Monday, April 12, 2010

Carbon credit documentary should not have been shown, BBC admits

BBC admits the show misled the public but insists it was balanced. Say what?

First we are told:

A BBC documentary about socialite Robin Birley and his carbon credits business venture in Africa should never have been broadcast, an internal inquiry by the corporation has found. Millions of viewers were misled because the sympathetic documentary shown on BBC World News failed to declare that it was financed by a secretive trust that was linked to Birley.


But then the BBC insist:

Rockhopper TV, the production company that made the documentary, knew but did not disclose to BBC executives, of links between Envirotrade and the Africa Carbon Livelihood Trust, which funded the making of the documentary. Had it done so, Taking The Credit, the documentary, would never have been shown, the BBC ruled, although it also claimed the programme was balanced.


Claimed by whom? How can a program be both balanced and mislead millions of viewers? Only in the BBC's world.

So, who was behind this scam?

Rockhopper, which is run by Richard Wilson, a former BBC environment correspondent,...

I'm shocked I tell you, shocked!!

Here again, tax payer money is being used in a climategate scam and the BBC are up to their necks in it.

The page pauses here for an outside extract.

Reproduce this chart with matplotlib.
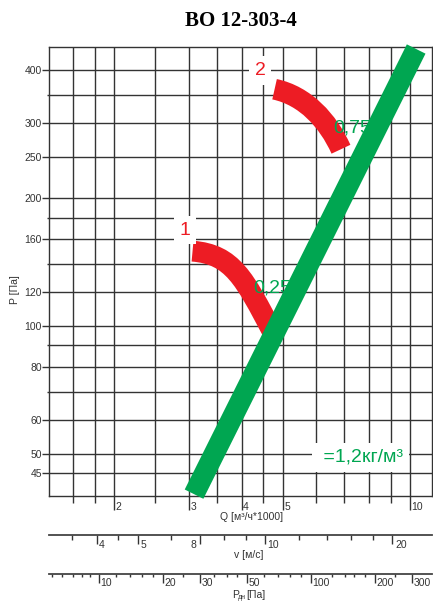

However, in October 2007, the EC suspended its last €450,000 payment for the project and concluded the following year that unsubstantiated claims were being made about its environmental impact.


Do tell. Learned that from Al Gore did we?

This is what this whole climategate scandal is all about, power and money. And these people are scamming millions, if not billions, of people.

It has also emerged that Envirotrade's London arm is insolvent and owes £800,000 to its parent company in Mauritius.


Follow the money and expose the cover up.

Sitaram, executive producer of the documentary, said that had Rockhopper known about the EC's criticisms it would not have touched the project. However, six weeks before broadcast, Fern, a climate campaign group, outlined these criticisms in an email exchange with the programme's researcher.


And who might that have been?

This is a huge scandal and just one of many involving the BBC.